▸ **AVAILABLE RECORDS**
┄┄┄┄┄┄

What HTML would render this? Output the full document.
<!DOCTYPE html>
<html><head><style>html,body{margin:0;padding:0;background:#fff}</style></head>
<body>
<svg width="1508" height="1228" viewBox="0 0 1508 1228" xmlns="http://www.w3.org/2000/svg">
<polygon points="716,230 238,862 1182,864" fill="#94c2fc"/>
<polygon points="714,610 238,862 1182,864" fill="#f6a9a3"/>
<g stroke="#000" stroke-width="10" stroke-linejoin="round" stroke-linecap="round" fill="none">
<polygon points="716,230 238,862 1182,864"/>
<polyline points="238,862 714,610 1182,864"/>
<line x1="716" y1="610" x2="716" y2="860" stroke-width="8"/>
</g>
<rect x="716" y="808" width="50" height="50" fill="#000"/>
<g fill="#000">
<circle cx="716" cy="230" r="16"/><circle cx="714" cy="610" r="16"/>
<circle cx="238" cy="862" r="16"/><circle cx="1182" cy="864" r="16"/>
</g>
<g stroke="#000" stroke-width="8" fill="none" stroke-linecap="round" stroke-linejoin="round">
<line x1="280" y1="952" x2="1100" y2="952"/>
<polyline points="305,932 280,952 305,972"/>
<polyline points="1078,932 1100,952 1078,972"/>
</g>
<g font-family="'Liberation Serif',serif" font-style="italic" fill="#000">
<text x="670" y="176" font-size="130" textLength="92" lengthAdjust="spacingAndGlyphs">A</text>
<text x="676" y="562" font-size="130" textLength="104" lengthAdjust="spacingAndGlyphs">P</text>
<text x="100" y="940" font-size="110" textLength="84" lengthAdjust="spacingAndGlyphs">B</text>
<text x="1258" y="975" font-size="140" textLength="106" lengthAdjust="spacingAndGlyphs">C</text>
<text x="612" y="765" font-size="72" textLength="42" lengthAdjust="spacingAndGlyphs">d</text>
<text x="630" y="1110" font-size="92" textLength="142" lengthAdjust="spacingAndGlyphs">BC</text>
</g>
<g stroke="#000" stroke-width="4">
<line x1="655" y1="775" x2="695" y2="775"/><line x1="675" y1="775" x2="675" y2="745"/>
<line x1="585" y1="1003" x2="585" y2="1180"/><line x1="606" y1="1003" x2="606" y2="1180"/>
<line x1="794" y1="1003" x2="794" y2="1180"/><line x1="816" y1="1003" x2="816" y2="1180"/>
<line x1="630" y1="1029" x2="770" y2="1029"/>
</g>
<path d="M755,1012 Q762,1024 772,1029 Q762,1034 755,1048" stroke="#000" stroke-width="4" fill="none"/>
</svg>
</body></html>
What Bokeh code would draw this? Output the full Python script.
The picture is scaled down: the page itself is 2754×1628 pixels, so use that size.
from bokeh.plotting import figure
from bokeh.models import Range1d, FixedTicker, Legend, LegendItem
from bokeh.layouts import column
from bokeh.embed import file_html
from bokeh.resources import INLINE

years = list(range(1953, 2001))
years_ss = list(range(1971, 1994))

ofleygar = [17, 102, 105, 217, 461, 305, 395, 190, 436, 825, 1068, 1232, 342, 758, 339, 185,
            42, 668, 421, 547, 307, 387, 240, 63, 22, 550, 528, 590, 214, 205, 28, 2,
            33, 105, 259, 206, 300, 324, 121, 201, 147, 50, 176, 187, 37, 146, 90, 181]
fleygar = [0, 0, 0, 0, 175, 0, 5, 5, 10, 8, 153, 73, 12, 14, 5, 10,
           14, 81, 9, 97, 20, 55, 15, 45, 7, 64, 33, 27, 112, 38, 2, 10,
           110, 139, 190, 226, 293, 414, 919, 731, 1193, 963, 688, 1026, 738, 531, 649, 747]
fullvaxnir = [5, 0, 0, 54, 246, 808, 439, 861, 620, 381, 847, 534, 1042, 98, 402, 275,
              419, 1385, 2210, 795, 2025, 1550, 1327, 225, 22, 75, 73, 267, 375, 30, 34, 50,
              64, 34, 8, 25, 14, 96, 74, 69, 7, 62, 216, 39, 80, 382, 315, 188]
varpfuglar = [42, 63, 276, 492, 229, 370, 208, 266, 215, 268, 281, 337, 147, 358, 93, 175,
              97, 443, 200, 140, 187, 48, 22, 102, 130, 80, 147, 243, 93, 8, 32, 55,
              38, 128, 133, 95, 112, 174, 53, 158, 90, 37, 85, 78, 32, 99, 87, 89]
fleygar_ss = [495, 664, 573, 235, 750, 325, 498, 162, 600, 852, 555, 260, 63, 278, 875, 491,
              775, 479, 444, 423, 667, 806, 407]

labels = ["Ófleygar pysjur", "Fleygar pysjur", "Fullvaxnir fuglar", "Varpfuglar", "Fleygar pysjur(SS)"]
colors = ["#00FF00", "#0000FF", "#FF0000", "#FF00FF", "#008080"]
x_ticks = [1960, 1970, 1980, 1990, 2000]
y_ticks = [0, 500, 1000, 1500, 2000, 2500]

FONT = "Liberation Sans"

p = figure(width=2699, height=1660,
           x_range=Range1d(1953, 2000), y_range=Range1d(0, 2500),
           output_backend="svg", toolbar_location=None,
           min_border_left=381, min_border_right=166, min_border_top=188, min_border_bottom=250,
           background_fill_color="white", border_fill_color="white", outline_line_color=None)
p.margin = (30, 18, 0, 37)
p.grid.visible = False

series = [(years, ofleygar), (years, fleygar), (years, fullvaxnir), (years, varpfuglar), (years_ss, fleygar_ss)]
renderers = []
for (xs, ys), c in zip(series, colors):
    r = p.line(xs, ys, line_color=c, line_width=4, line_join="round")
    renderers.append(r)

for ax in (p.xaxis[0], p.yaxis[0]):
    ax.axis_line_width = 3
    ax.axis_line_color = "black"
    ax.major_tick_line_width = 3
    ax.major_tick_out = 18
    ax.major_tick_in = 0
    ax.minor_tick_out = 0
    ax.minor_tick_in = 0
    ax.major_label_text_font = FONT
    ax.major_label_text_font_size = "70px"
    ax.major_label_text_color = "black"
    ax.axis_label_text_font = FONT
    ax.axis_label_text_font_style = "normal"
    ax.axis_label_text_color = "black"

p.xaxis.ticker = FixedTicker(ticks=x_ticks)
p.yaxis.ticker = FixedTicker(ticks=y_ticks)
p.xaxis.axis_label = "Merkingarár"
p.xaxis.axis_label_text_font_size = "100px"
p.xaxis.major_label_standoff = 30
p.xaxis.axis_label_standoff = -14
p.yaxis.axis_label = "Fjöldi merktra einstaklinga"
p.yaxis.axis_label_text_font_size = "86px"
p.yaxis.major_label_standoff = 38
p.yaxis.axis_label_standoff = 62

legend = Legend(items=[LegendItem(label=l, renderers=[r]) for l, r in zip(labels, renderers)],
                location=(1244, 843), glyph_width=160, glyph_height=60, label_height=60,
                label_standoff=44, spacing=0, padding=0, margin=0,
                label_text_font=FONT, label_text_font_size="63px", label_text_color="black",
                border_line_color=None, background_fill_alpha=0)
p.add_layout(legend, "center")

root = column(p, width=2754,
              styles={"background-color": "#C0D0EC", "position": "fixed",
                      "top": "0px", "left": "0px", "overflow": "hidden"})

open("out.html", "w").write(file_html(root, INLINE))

┄┄┄┄┄┄

▸ **EXERCISE BRIEF**
Scan the listing above. Gather each line that contains the word "would".

▸ **COMPLETE RESPONSE**
What HTML would render this? Output the full document.
What Bokeh code would draw this? Output the full Python script.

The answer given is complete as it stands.